Items listed in a dataset:
════════════════
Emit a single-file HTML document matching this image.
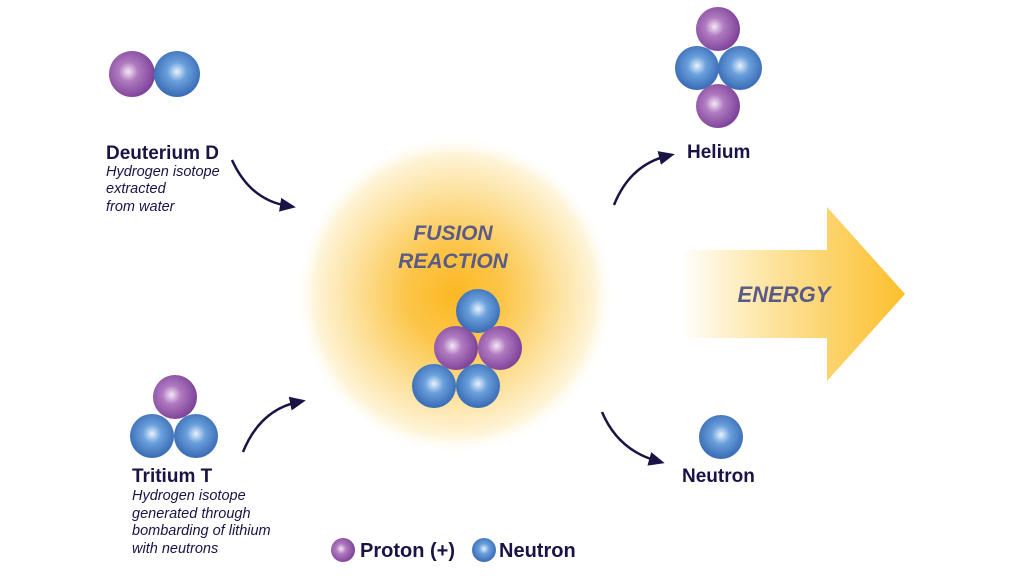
<!DOCTYPE html>
<html><head><style>
body{margin:0;width:1024px;height:576px;background:#fff;overflow:hidden}
svg{display:block}
text{font-family:"Liberation Sans",sans-serif}
</style></head><body>
<svg width="1024" height="576" viewBox="0 0 1024 576">
<defs>
<radialGradient id="p" cx="0.42" cy="0.45" r="0.6">
<stop offset="0" stop-color="#f4e8f6"/><stop offset="0.35" stop-color="#b07ac0"/><stop offset="1" stop-color="#7a3f96"/></radialGradient>
<radialGradient id="b" cx="0.5" cy="0.45" r="0.6">
<stop offset="0" stop-color="#e8f2fc"/><stop offset="0.35" stop-color="#6aa0dc"/><stop offset="1" stop-color="#2f62ae"/></radialGradient>
<radialGradient id="glow" cx="0.5" cy="0.5" r="0.5">
<stop offset="0" stop-color="#fbb824"/><stop offset="0.3" stop-color="#fcc548"/><stop offset="0.65" stop-color="#fde2a0"/><stop offset="0.88" stop-color="#fef4d8"/><stop offset="1" stop-color="#fff" stop-opacity="0"/></radialGradient>
<linearGradient id="ar" x1="0" x2="1" y1="0" y2="0">
<stop offset="0" stop-color="#fff"/><stop offset="0.4" stop-color="#fde4a0"/><stop offset="1" stop-color="#fbbf2c"/></linearGradient>
<marker id="m" markerWidth="16" markerHeight="16" refX="8" refY="8" orient="auto" markerUnits="userSpaceOnUse" viewBox="0 0 16 16"><path d="M0,1 L16,8 L0,15 Z" fill="#1a1446"/></marker>
</defs>
<circle cx="455" cy="295" r="160" fill="url(#glow)"/>
<path d="M680,250 H827 V207 L905,294 L827,381 V338 H680 Z" fill="url(#ar)"/>
<text x="784" y="302" font-size="22" font-weight="bold" font-style="italic" fill="#5a5a86" text-anchor="middle">ENERGY</text>
<text x="453" y="240" font-size="21" font-weight="bold" font-style="italic" fill="#5a5a86" text-anchor="middle">FUSION</text>
<text x="453" y="268" font-size="21" font-weight="bold" font-style="italic" fill="#5a5a86" text-anchor="middle">REACTION</text>
<g>
<circle cx="132" cy="74" r="23" fill="url(#p)"/><circle cx="177" cy="74" r="23" fill="url(#b)"/>
<circle cx="718" cy="29" r="22" fill="url(#p)"/><circle cx="697" cy="68" r="22" fill="url(#b)"/><circle cx="740" cy="68" r="22" fill="url(#b)"/><circle cx="718" cy="106" r="22" fill="url(#p)"/>
<circle cx="478" cy="311" r="22" fill="url(#b)"/><circle cx="456" cy="348" r="22" fill="url(#p)"/><circle cx="500" cy="348" r="22" fill="url(#p)"/><circle cx="434" cy="386" r="22" fill="url(#b)"/><circle cx="478" cy="386" r="22" fill="url(#b)"/>
<circle cx="175" cy="397" r="22" fill="url(#p)"/><circle cx="152" cy="436" r="22" fill="url(#b)"/><circle cx="196" cy="436" r="22" fill="url(#b)"/>
<circle cx="721" cy="437" r="22" fill="url(#b)"/>
<circle cx="343" cy="550" r="12" fill="url(#p)"/><circle cx="484" cy="550" r="12" fill="url(#b)"/>
</g>
<g fill="none" stroke="#1a1446" stroke-width="2.5" marker-end="url(#m)">
<path d="M232,160 Q250,200 288,206"/>
<path d="M243,452 Q260,410 298,402"/>
<path d="M614,205 Q630,165 667,156"/>
<path d="M602,412 Q618,450 657,461"/>
</g>
<g fill="#1a1446">
<text x="106" y="159" font-size="19" font-weight="bold">Deuterium D</text>
<text x="106" y="176" font-size="14.5" font-style="italic">Hydrogen isotope</text>
<text x="106" y="193" font-size="14.5" font-style="italic">extracted</text>
<text x="106" y="211" font-size="14.5" font-style="italic">from water</text>
<text x="132" y="482" font-size="19" font-weight="bold">Tritium T</text>
<text x="132" y="500" font-size="14.5" font-style="italic">Hydrogen isotope</text>
<text x="132" y="518" font-size="14.5" font-style="italic">generated through</text>
<text x="132" y="535" font-size="14.5" font-style="italic">bombarding of lithium</text>
<text x="132" y="553" font-size="14.5" font-style="italic">with neutrons</text>
<text x="687" y="158" font-size="19" font-weight="bold">Helium</text>
<text x="682" y="482" font-size="19" font-weight="bold">Neutron</text>
<text x="360" y="557" font-size="20" font-weight="bold">Proton (+)</text>
<text x="499" y="557" font-size="20" font-weight="bold">Neutron</text>
</g>
</svg>
</body></html>
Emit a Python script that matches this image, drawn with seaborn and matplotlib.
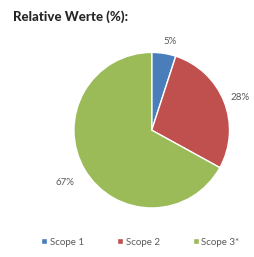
════════════════
Set task →
Write out all the entries word for word, but skip any images.

Solution to the exercise →
Emit a single-file HTML document matching this image.
<!DOCTYPE html>
<html><head><style>
body{margin:0;width:1024px;height:576px;background:#fff;overflow:hidden}
svg{display:block}
text{font-family:"Liberation Sans",sans-serif}
</style></head><body>
<svg width="1024" height="576" viewBox="0 0 1024 576">
<defs>
<radialGradient id="p" cx="0.42" cy="0.45" r="0.6">
<stop offset="0" stop-color="#f4e8f6"/><stop offset="0.35" stop-color="#b07ac0"/><stop offset="1" stop-color="#7a3f96"/></radialGradient>
<radialGradient id="b" cx="0.5" cy="0.45" r="0.6">
<stop offset="0" stop-color="#e8f2fc"/><stop offset="0.35" stop-color="#6aa0dc"/><stop offset="1" stop-color="#2f62ae"/></radialGradient>
<radialGradient id="glow" cx="0.5" cy="0.5" r="0.5">
<stop offset="0" stop-color="#fbb824"/><stop offset="0.3" stop-color="#fcc548"/><stop offset="0.65" stop-color="#fde2a0"/><stop offset="0.88" stop-color="#fef4d8"/><stop offset="1" stop-color="#fff" stop-opacity="0"/></radialGradient>
<linearGradient id="ar" x1="0" x2="1" y1="0" y2="0">
<stop offset="0" stop-color="#fff"/><stop offset="0.4" stop-color="#fde4a0"/><stop offset="1" stop-color="#fbbf2c"/></linearGradient>
<marker id="m" markerWidth="16" markerHeight="16" refX="8" refY="8" orient="auto" markerUnits="userSpaceOnUse" viewBox="0 0 16 16"><path d="M0,1 L16,8 L0,15 Z" fill="#1a1446"/></marker>
</defs>
<circle cx="455" cy="295" r="160" fill="url(#glow)"/>
<path d="M680,250 H827 V207 L905,294 L827,381 V338 H680 Z" fill="url(#ar)"/>
<text x="784" y="302" font-size="22" font-weight="bold" font-style="italic" fill="#5a5a86" text-anchor="middle">ENERGY</text>
<text x="453" y="240" font-size="21" font-weight="bold" font-style="italic" fill="#5a5a86" text-anchor="middle">FUSION</text>
<text x="453" y="268" font-size="21" font-weight="bold" font-style="italic" fill="#5a5a86" text-anchor="middle">REACTION</text>
<g>
<circle cx="132" cy="74" r="23" fill="url(#p)"/><circle cx="177" cy="74" r="23" fill="url(#b)"/>
<circle cx="718" cy="29" r="22" fill="url(#p)"/><circle cx="697" cy="68" r="22" fill="url(#b)"/><circle cx="740" cy="68" r="22" fill="url(#b)"/><circle cx="718" cy="106" r="22" fill="url(#p)"/>
<circle cx="478" cy="311" r="22" fill="url(#b)"/><circle cx="456" cy="348" r="22" fill="url(#p)"/><circle cx="500" cy="348" r="22" fill="url(#p)"/><circle cx="434" cy="386" r="22" fill="url(#b)"/><circle cx="478" cy="386" r="22" fill="url(#b)"/>
<circle cx="175" cy="397" r="22" fill="url(#p)"/><circle cx="152" cy="436" r="22" fill="url(#b)"/><circle cx="196" cy="436" r="22" fill="url(#b)"/>
<circle cx="721" cy="437" r="22" fill="url(#b)"/>
<circle cx="343" cy="550" r="12" fill="url(#p)"/><circle cx="484" cy="550" r="12" fill="url(#b)"/>
</g>
<g fill="none" stroke="#1a1446" stroke-width="2.5" marker-end="url(#m)">
<path d="M232,160 Q250,200 288,206"/>
<path d="M243,452 Q260,410 298,402"/>
<path d="M614,205 Q630,165 667,156"/>
<path d="M602,412 Q618,450 657,461"/>
</g>
<g fill="#1a1446">
<text x="106" y="159" font-size="19" font-weight="bold">Deuterium D</text>
<text x="106" y="176" font-size="14.5" font-style="italic">Hydrogen isotope</text>
<text x="106" y="193" font-size="14.5" font-style="italic">extracted</text>
<text x="106" y="211" font-size="14.5" font-style="italic">from water</text>
<text x="132" y="482" font-size="19" font-weight="bold">Tritium T</text>
<text x="132" y="500" font-size="14.5" font-style="italic">Hydrogen isotope</text>
<text x="132" y="518" font-size="14.5" font-style="italic">generated through</text>
<text x="132" y="535" font-size="14.5" font-style="italic">bombarding of lithium</text>
<text x="132" y="553" font-size="14.5" font-style="italic">with neutrons</text>
<text x="687" y="158" font-size="19" font-weight="bold">Helium</text>
<text x="682" y="482" font-size="19" font-weight="bold">Neutron</text>
<text x="360" y="557" font-size="20" font-weight="bold">Proton (+)</text>
<text x="499" y="557" font-size="20" font-weight="bold">Neutron</text>
</g>
</svg>
</body></html>
Emit a Python script that matches this image, drawn with seaborn and matplotlib.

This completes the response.